--- Start of Data supplied ---
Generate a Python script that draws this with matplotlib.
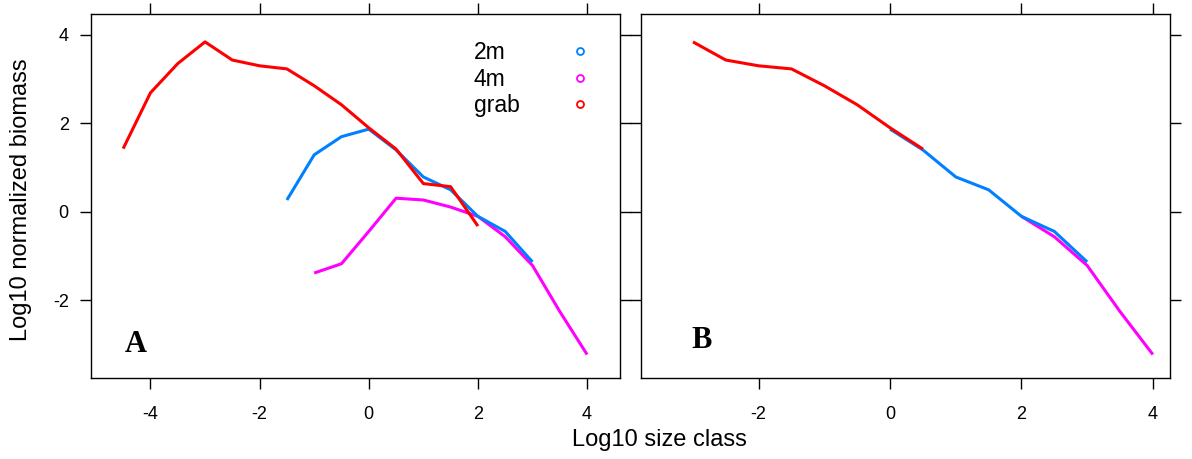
import numpy as np
import matplotlib.pyplot as plt

# size classes (log10) and normalized biomass (log10) per sampling gear
x_2m = [-1.5, -1.0, -0.5, 0.0, 0.5, 1.0, 1.5, 2.0, 2.5, 3.0]
y_2m = [0.27, 1.29, 1.70, 1.87, 1.40, 0.79, 0.50, -0.10, -0.44, -1.13]

x_4m = [-1.0, -0.5, 0.0, 0.5, 1.0, 1.5, 2.0, 2.5, 3.0, 3.5, 4.0]
y_4m = [-1.38, -1.17, -0.44, 0.31, 0.27, 0.11, -0.10, -0.56, -1.21, -2.25, -3.22]

x_grab = [-4.5, -4.0, -3.5, -3.0, -2.5, -2.0, -1.5, -1.0, -0.5, 0.0, 0.5, 1.0, 1.5, 2.0]
y_grab = [1.43, 2.69, 3.35, 3.84, 3.43, 3.30, 3.23, 2.85, 2.42, 1.90, 1.42, 0.64, 0.57, -0.32]

labels = ['2m', '4m', 'grab']
colors = ['#0080ff', '#ff00ff', '#ff0000']

# ranges kept for the combined spectrum (panel B)
keep = {'2m': (0.0, 3.0), '4m': (2.0, 4.0), 'grab': (-3.0, 0.5)}

plt.rcParams['font.family'] = ['Liberation Sans', 'DejaVu Sans']
plt.rcParams['axes.unicode_minus'] = False

fig = plt.figure(figsize=(11.92, 4.59), dpi=100)
axA = fig.add_axes([0.0763, 0.1765, 0.4437, 0.793])
axB = fig.add_axes([0.5378, 0.1765, 0.4437, 0.793])

series = [(x_2m, y_2m), (x_4m, y_4m), (x_grab, y_grab)]
order = [1, 0, 2]  # magenta under blue under red

for i in order:
    xs, ys = series[i]
    axA.plot(xs, ys, color=colors[i], lw=2.2, solid_capstyle='butt')
    lo, hi = keep[labels[i]]
    xs = np.array(xs)
    ys = np.array(ys)
    m = (xs >= lo) & (xs <= hi)
    axB.plot(xs[m], ys[m], color=colors[i], lw=2.2, solid_capstyle='butt')

axA.set_xlim(-5.09, 4.6)
axB.set_xlim(-3.79, 4.26)
for ax in (axA, axB):
    ax.set_ylim(-3.75, 4.47)
    ax.set_yticks([-2, 0, 2, 4])
    ax.set_xticks([-4, -2, 0, 2, 4] if ax is axA else [-2, 0, 2, 4])
    ax.tick_params(direction='out', length=8, width=1, labelsize=13,
                   top=True, right=True, color='black')
    ax.tick_params(axis='x', pad=12)
    ax.tick_params(axis='y', pad=8)
    for s in ax.spines.values():
        s.set_linewidth(1)

axB.tick_params(labelleft=False)
fig.text(0.0176, 0.564, 'Log10 normalized biomass', fontsize=17,
         rotation=90, ha='center', va='center')
fig.text(0.553, 0.041, 'Log10 size class', fontsize=17, ha='center', va='center')

axA.text(0.085, 0.093, 'A', transform=axA.transAxes, fontsize=22,
         fontweight='bold', family='Liberation Serif', ha='center', va='center')
axB.text(0.115, 0.104, 'B', transform=axB.transAxes, fontsize=22,
         fontweight='bold', family='Liberation Serif', ha='center', va='center')

# key
ky = [0.893, 0.819, 0.748]
for lab, c, yy in zip(labels, colors, ky):
    axA.text(0.724, yy, lab, transform=axA.transAxes, fontsize=16.5,
             va='center', ha='left')
    axA.plot([0.925], [yy + 0.004], transform=axA.transAxes, marker='o',
             ms=5, mfc='none', mec=c, mew=1.3)

fig.savefig('out.png', dpi=100)
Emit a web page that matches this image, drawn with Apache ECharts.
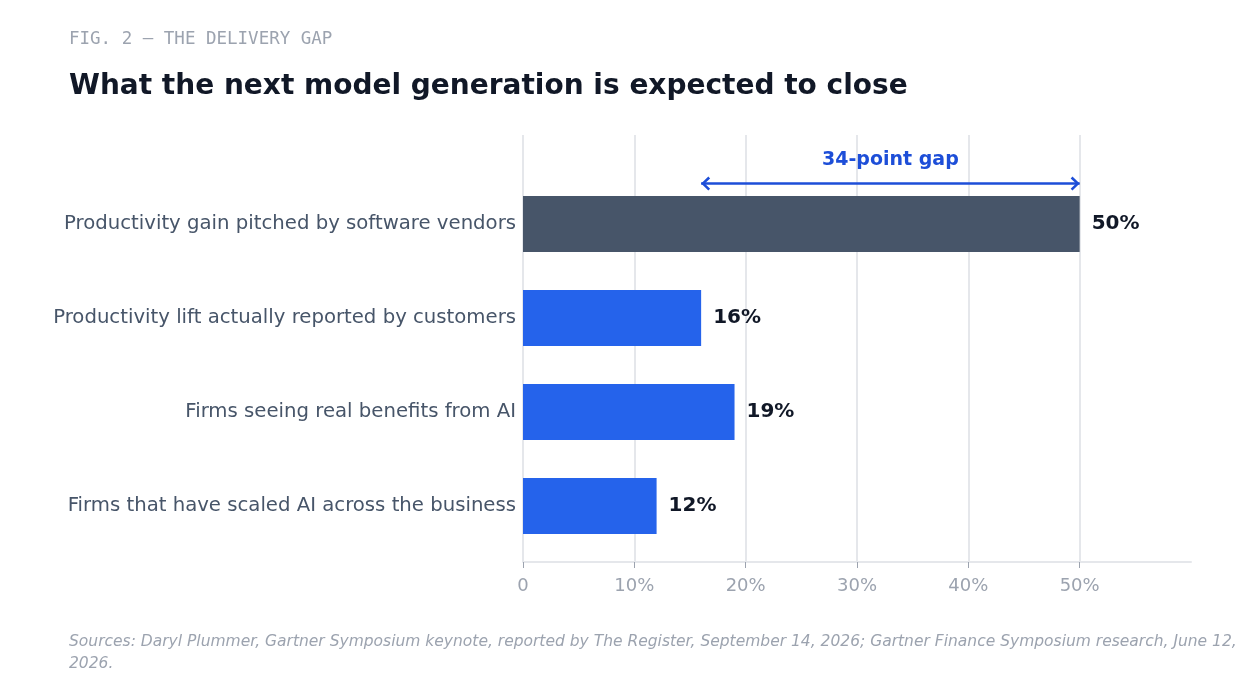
<!DOCTYPE html>
<html>
<head>
<meta charset="utf-8">
<script src="https://cdn.jsdelivr.net/npm/echarts@6/dist/echarts.min.js"></script>
<style>
html,body{margin:0;padding:0;background:#fff;}
#c{width:1260px;height:690px;}
</style>
</head>
<body>
<div id="c"></div>
<script>
const categories = [
  'Productivity gain pitched by software vendors',
  'Productivity lift actually reported by customers',
  'Firms seeing real benefits from AI',
  'Firms that have scaled AI across the business'
];
const values = [50, 16, 19, 12];
const barColors = ['#475569', '#2563eb', '#2563eb', '#2563eb'];
const tickValues = [0, 10, 20, 30, 40, 50];
const axisMax = 60;
const gapFrom = values[1];
const gapTo = values[0];
const gapLabel = (gapTo - gapFrom) + '-point gap';
const kicker = 'FIG. 2 — THE DELIVERY GAP';
const titleText = 'What the next model generation is expected to close';
const sourceText = 'Sources: Daryl Plummer, Gartner Symposium keynote, reported by The Register, September 14, 2026; Gartner Finance Symposium research, June 12, 2026.';

const chart = echarts.init(document.getElementById('c'), null, {renderer: 'canvas'});
const font = '"DejaVu Sans", sans-serif';
const rightChevron = 'path://M1.8,0 L9,7 L1.8,14 L0,12.2 L5.4,7 L0,1.8 Z';
const leftChevron = 'path://M7.2,0 L0,7 L7.2,14 L9,12.2 L3.6,7 L9,1.8 Z';
const annY = -0.43;

chart.setOption({
  animation: false,
  backgroundColor: '#ffffff',
  textStyle: {fontFamily: font},
  title: [
    {text: kicker, left: 64, top: 25, textStyle: {fontFamily: '"DejaVu Sans Mono", monospace', fontSize: 17.5, fontWeight: 'normal', color: '#9ca3af'}},
    {text: titleText, left: 64, top: 68, textStyle: {fontFamily: font, fontSize: 28, fontWeight: 'bold', color: '#111827'}}
  ],
  graphic: [
    {type: 'text', left: 69, top: 631, style: {text: sourceText, width: 1185, overflow: 'break', lineHeight: 22, font: 'italic 15.5px "DejaVu Sans", sans-serif', fill: '#9ca3af'}}
  ],
  grid: [
    {left: 523, right: 69, top: 177, bottom: 137, containLabel: false},
    {left: 523, right: 69, top: 135, bottom: 128, containLabel: false}
  ],
  xAxis: [
    {type: 'value', gridIndex: 0, min: 0, max: axisMax, show: false},
    {type: 'value', gridIndex: 1, min: 0, max: axisMax, interval: 10,
      axisLine: {show: true, onZero: false, lineStyle: {color: '#e5e7eb', width: 2}},
      axisTick: {show: true, length: 6, customValues: tickValues, lineStyle: {color: '#9ca3af', width: 1}},
      axisLabel: {customValues: tickValues, margin: 15, fontSize: 18, color: '#9ca3af', fontFamily: font,
        formatter: v => v === 0 ? '0' : v + '%'},
      splitLine: {show: true, lineStyle: {color: '#e5e7eb', width: 2}}
    }
  ],
  yAxis: [
    {type: 'category', gridIndex: 0, data: categories, inverse: true,
      axisLine: {show: false}, axisTick: {show: false},
      axisLabel: {margin: 7, fontSize: 19.7, color: '#475569', fontFamily: font}
    },
    {type: 'value', gridIndex: 1, inverse: true, min: -0.947, max: 3.596, show: false}
  ],
  series: [
    {type: 'bar', xAxisIndex: 0, yAxisIndex: 0, barWidth: 56,
      data: values.map((v, i) => ({value: v, itemStyle: {color: barColors[i]}})),
      label: {show: true, position: 'right', distance: 12, fontSize: 20, fontWeight: 'bold', color: '#111827', fontFamily: font, formatter: p => p.value + '%'}
    },
    {type: 'line', xAxisIndex: 1, yAxisIndex: 1, data: [], silent: true,
      markLine: {
        silent: true, animation: false,
        symbol: ['none', 'none'],
        lineStyle: {color: '#1d4ed8', width: 2.5, type: 'solid'},
        label: {show: true, position: 'middle', formatter: gapLabel, distance: 14, fontSize: 19, fontWeight: 'bold', color: '#1d4ed8', fontFamily: font},
        data: [[{coord: [gapFrom, annY]}, {coord: [gapTo, annY]}]]
      },
      markPoint: {
        silent: true, animation: false,
        symbolSize: [9, 14],
        itemStyle: {color: '#1d4ed8'},
        label: {show: false},
        data: [
          {coord: [gapFrom, annY], symbol: leftChevron, symbolOffset: [4.5, 0]},
          {coord: [gapTo, annY], symbol: rightChevron, symbolOffset: [-4.5, 0]}
        ]
      }
    }
  ]
});
</script>
</body>
</html>
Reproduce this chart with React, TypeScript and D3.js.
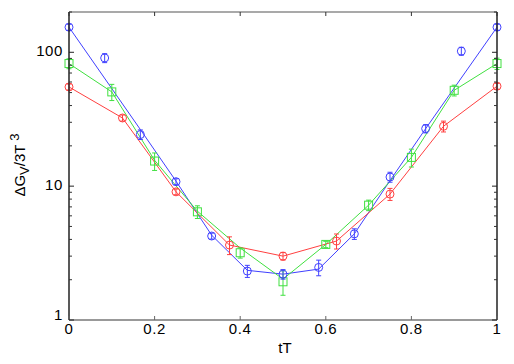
import React from 'react';
import * as d3 from 'd3';

// blue circles
const blueT = [0, 1 / 12, 1 / 6, 1 / 4, 1 / 3, 5 / 12, 1 / 2, 7 / 12, 2 / 3, 3 / 4, 5 / 6, 11 / 12, 1];
const blueVal = [154, 90.7, 24.3, 10.8, 4.24, 2.32, 2.2, 2.47, 4.4, 11.7, 26.9, 102, 154];
const blueErr = [8, 7, 2, 0.55, 0.22, 0.24, 0.18, 0.33, 0.4, 1.0, 1.9, 7, 8];
const blueLineT = [0, 1 / 6, 1 / 4, 1 / 3, 5 / 12, 1 / 2, 7 / 12, 2 / 3, 3 / 4, 5 / 6, 1];
const blueLineVal = [154, 26.5, 10.9, 4.3, 2.35, 2.2, 2.4, 4.4, 11, 26.9, 154];

// red circles
const redT = [0, 1 / 8, 1 / 4, 3 / 8, 1 / 2, 5 / 8, 3 / 4, 7 / 8, 1];
const redVal = [55.1, 32.3, 9.07, 3.63, 3.0, 3.89, 8.72, 28.0, 55.8];
const redErr = [2.8, 1.7, 0.45, 0.55, 0.2, 0.5, 0.9, 2.6, 2.8];

// green squares
const greenT = [0, 0.1, 0.2, 0.3, 0.4, 0.5, 0.6, 0.7, 0.8, 0.9, 1];
const greenVal = [82.4, 50.6, 15.4, 6.43, 3.18, 1.93, 3.67, 7.21, 16.4, 52.0, 82.4];
const greenErr = [7, 7, 2.3, 0.7, 0.28, 0.4, 0.2, 0.65, 2.5, 4.8, 8];
const greenLineT = [0, 0.1, 0.2, 0.3, 0.4, 0.5, 0.6, 0.7, 0.8, 0.9, 1];
const greenLineVal = [82.4, 50.6, 15.6, 6.5, 3.45, 2.02, 3.67, 7.21, 16.4, 52.0, 82.4];

const xTicks = [0, 0.2, 0.4, 0.6, 0.8, 1];
const xTickLabels = ['0', '0.2', '0.4', '0.6', '0.8', '1'];
const yTicks = [1, 10, 100];
const yTickLabels = ['1', '10', '100'];

const W = 514;
const H = 364;
const x = d3.scaleLinear().domain([0, 1]).range([69, 497]);
const y = d3.scaleLog().domain([1, 200]).range([320, 12]);

const BLUE = '#4040ff';
const RED = '#ff4040';
const GREEN = '#40e040';
const FONT = '"Liberation Sans", Arial, sans-serif';

const minorTicks: number[] = [];
[1, 10, 100].forEach(d => {
  for (let k = 2; k <= 9; k++) if (d * k <= 200) minorTicks.push(d * k);
});

const line = d3.line<[number, number]>().x(d => x(d[0])).y(d => y(d[1]));

function Series({ t, v, e, color, square }: { t: number[]; v: number[]; e: number[]; color: string; square?: boolean }) {
  return (
    <g stroke={color} fill="none" strokeWidth={1}>
      {t.map((tt, i) => {
        const cx = x(tt);
        const cy = y(v[i]);
        const y1 = y(v[i] + e[i]);
        const y2 = y(Math.max(v[i] - e[i], 1e-3));
        return (
          <g key={i}>
            <line x1={cx} x2={cx} y1={y1} y2={y2} />
            <line x1={cx - 2.5} x2={cx + 2.5} y1={y1} y2={y1} />
            <line x1={cx - 2.5} x2={cx + 2.5} y1={y2} y2={y2} />
            {square ? (
              <rect x={cx - 4} y={cy - 4} width={8} height={8} />
            ) : (
              <circle cx={cx} cy={cy} r={4} />
            )}
          </g>
        );
      })}
    </g>
  );
}

export default function App() {
  const zip = (a: number[], b: number[]) => a.map((d, i) => [d, b[i]] as [number, number]);
  return (
    <div style={{ position: 'absolute', left: 0, top: 0 }}>
      <svg width={W} height={H} style={{ display: 'block', background: '#fff' }} fontFamily={FONT}>
        {/* lines */}
        <path d={line(zip(blueLineT, blueLineVal)) || ''} stroke={BLUE} fill="none" strokeWidth={1} />
        <path d={line(zip(greenLineT, greenLineVal)) || ''} stroke={GREEN} fill="none" strokeWidth={1} />
        <path d={line(zip(redT, redVal)) || ''} stroke={RED} fill="none" strokeWidth={1} />

        <Series t={greenT} v={greenVal} e={greenErr} color={GREEN} square />
        <Series t={redT} v={redVal} e={redErr} color={RED} />
        <Series t={blueT} v={blueVal} e={blueErr} color={BLUE} />

        {/* frame */}
        <line x1={69} x2={497} y1={12} y2={12} stroke="#555" strokeWidth={1.2} />
        <line x1={69} x2={497} y1={320} y2={320} stroke="#777" strokeWidth={1.6} />
        <line x1={69} x2={69} y1={12} y2={320} stroke="#222" strokeWidth={1.5} />
        <line x1={497} x2={497} y1={12} y2={320} stroke="#222" strokeWidth={1.5} />

        {/* x ticks */}
        {xTicks.map((t, i) => (
          <g key={'x' + i}>
            <line x1={x(t)} x2={x(t)} y1={320} y2={316} stroke="#666" />
            <line x1={x(t)} x2={x(t)} y1={12} y2={16} stroke="#333" />
            <text x={x(t)} y={334} textAnchor="middle" fontSize={15} letterSpacing={0.6} fill="#000">
              {xTickLabels[i]}
            </text>
          </g>
        ))}

        {/* y ticks */}
        {yTicks.map((t, i) => (
          <g key={'y' + i}>
            <line x1={69} x2={74} y1={y(t)} y2={y(t)} stroke="#222" />
            <line x1={497} x2={492} y1={y(t)} y2={y(t)} stroke="#222" />
            <text x={63} y={y(t) + (t === 1 ? 0 : 4)} textAnchor="end" fontSize={15} letterSpacing={0.6} fill="#000">
              {yTickLabels[i]}
            </text>
          </g>
        ))}
        {minorTicks.map((t, i) => (
          <g key={'m' + i}>
            <line x1={69} x2={72} y1={y(t)} y2={y(t)} stroke="#333" />
            <line x1={497} x2={494} y1={y(t)} y2={y(t)} stroke="#333" />
          </g>
        ))}

        {/* axis titles */}
        <text x={285} y={353} textAnchor="middle" fontSize={15} fill="#000">tT</text>
        <text transform="translate(25,165) rotate(-90)" textAnchor="middle" fontSize={15} fill="#000">
          ΔG<tspan dy={4} fontSize={13}>V</tspan>
          <tspan dy={-4}>/3T </tspan>
          <tspan dy={-6} fontSize={13}>3</tspan>
        </text>
      </svg>
    </div>
  );
}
--- End of Data supplied ---
(Job)
Going back to the data above, write out everything from the line with "Reproduce this chart" down to the line with "import * as d3 from 'd3';", both included, leaving every picture out.

(Exercise result)
Reproduce this chart with React, TypeScript and D3.js.
import React from 'react';
import * as d3 from 'd3';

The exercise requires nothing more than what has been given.